Summary: When configured without a specific target 'strip' corrupts the first archive member
Product: binutils Reporter: Richard Biener <rguenth>
Component: binutilsAssignee: Not yet assigned to anyone <unassigned>
Status: RESOLVED DUPLICATE    
Severity: normal CC: hjl.tools
Priority: P2    
Version: 2.32   
Target Milestone: 2.33   
Host: Target:
Build: Last reconfirmed:
Attachments: test archive with two members in AVR format

Description Richard Biener 2020-05-29 07:49:58 UTC
When you configure binutils for example without support for the avr target
then invoking strip on an archive does

> strip test.a
strip: Unable to recognise the format of the input file `test.a(f7_c_get_s64.o)'

note it fails to print the same message for the first archive member which
is then corrupted, diff of the ELF header:

--- aa  2020-05-29 09:35:53.120535838 +0200
+++ bb  2020-05-29 09:35:48.240467762 +0200
@@ -6,18 +6,18 @@
   OS/ABI:                            UNIX - System V
   ABI Version:                       0
   Type:                              REL (Relocatable file)
-  Machine:                           Atmel AVR 8-bit microcontroller
+  Machine:                           None
   Version:                           0x1
   Entry point address:               0x0
   Start of program headers:          0 (bytes into file)
-  Start of section headers:          568 (bytes into file)

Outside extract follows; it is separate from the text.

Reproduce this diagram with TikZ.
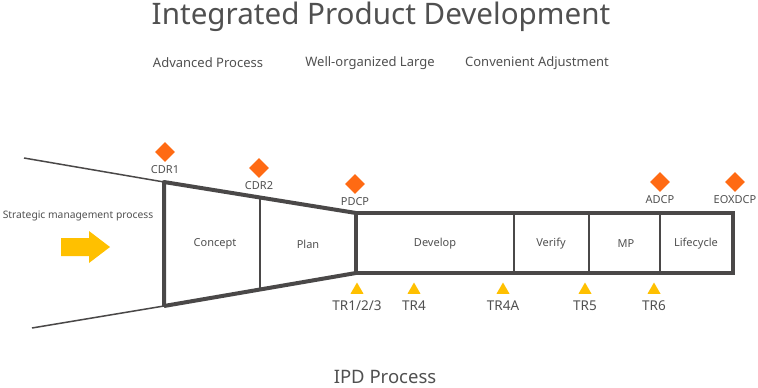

the header of the second archive member is OK.
Comment 1 Richard Biener 2020-05-29 07:50:56 UTC
Created attachment 12576 [details]
test archive with two members in AVR format

test archive
Comment 2 H.J. Lu 2020-05-29 12:54:22 UTC
Fixed in 2.33.

*** This bug has been marked as a duplicate of bug 24891 ***
Comment 3 Richard Biener 2020-05-29 13:25:01 UTC
Huh, interesting.  Did you bisect it to that commit?  I would not have thought a memory leak causes this kind of behavior.
Comment 4 H.J. Lu 2020-05-29 15:18:11 UTC
(In reply to Richard Biener from comment #3)
> Huh, interesting.  Did you bisect it to that commit?

Yes.
Comment 5 Alan Modra 2020-05-30 00:47:41 UTC
The patch did a little more than just fix memory leaks.  I haven't checked, but it is very likely that the first archive element bfd being left open, or even the element caching, resulted in that bfd being in an inconsistent state after trying a number of format matches then reverting back to the default.